Oil on canvas 24" x 36" x 1.5"

 

I have a pond behind my house/studio and it's full of ducks. Free models. I feed them as payment. It's okay, the local bird sanctuary has given me permission as long as we're in a drought and I know the special food to get. Apparently, they said bread is not a good idea. Just so you know.

 

They now bring their babies and the little ones peck on my glass door when they get hungry, which is fine and to be expected, they need to learn to fly and quickly because we've got a female bobcat who's been hanging around here trying to pick them off so if they don't fatten up and learn to fly quickly, well... 

 

The other morning I noticed three baby ducks instead of four. We originally started out with, I don't even know. It was like trying to count popcorn while it's popping. They were in and out of the water when mom duck was trying to teach them to swim for the first time. So we are now left with one male baby and his two sisters who he seems to be quite fond of.
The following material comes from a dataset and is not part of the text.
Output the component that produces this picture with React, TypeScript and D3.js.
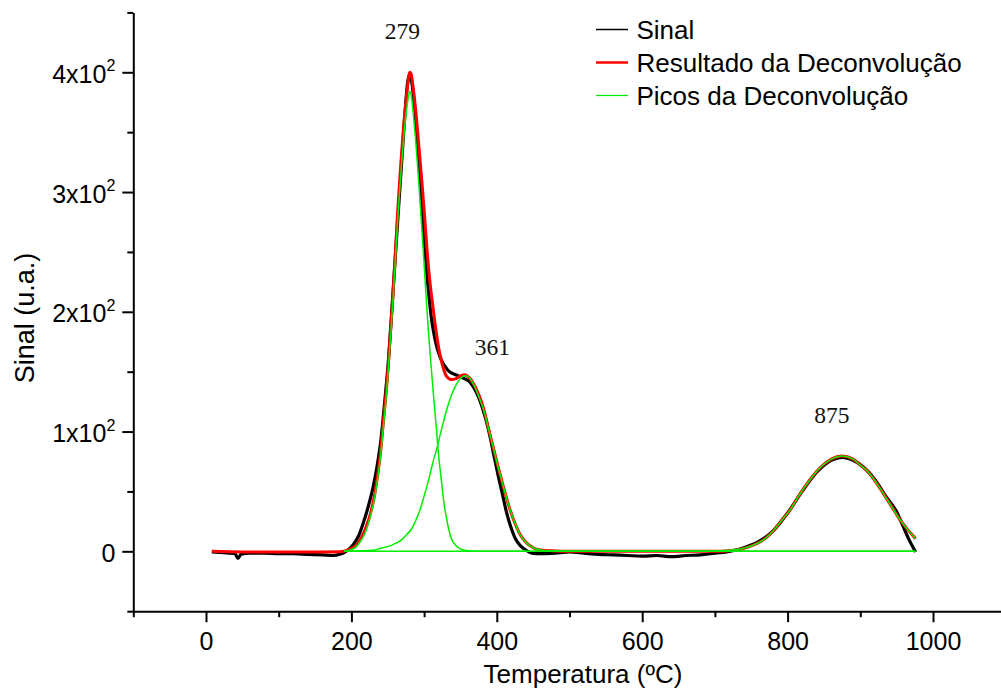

Both the male and the larger female sister can fly. They practice by climbing up onto the large rock outside my studio window and making the short flight onto the pond and then the flap around and congratulate each other while the parents look on from the opposite bank. 

 

The morning that the fourth duck went missing the brother really pushed the smallest sister to fly. He pushed and coaxed her up onto the rock. I was in the kitchen but I heard the commotion so I came out to see he had her by the neck and was pulling her across the lawn. I tend to stay out of these skirmishes. They happen quite a lot out here. He nudged her until she got up onto the rock, then he hopped up there with her. He bumped her with his butt but she didn't move. She stomped her feet tentatively, she knew what he wanted but she didn't have the courage, she's noticeably smaller than the other little ones. He took off and gracefully floated downward to the pond. She watched him, stood there for a few seconds stomping from foot to foot and then stepped down. She didn't get back up.

 

That evening I saw her across the pond all by herself. Usually they're all together and they float on the pond protecting her while the dad stays in the trees as lookout but they were all gone. They'd left her. She just sat on the bank and I could see she was terrified. I made sure she had food and I noticed in the morning that she hadn't eaten it. She was still there in the morning, sitting in the same spot but I had been worried about her all night. 

 

Later that day the whole family came flying in. I saw them circle over the pond and land next to her and they all went into the lake. Everything was fine. I didn't see her take her first flight but I'm sure she must've found the courage after surviving that night. After a night like that, how hard could flying be?

 

They flew away after that, probably to the city park around the corner from here which has over a hundred different ducks all living together along with random shore birds who swoop in from time to time, just like our pond, to check it out.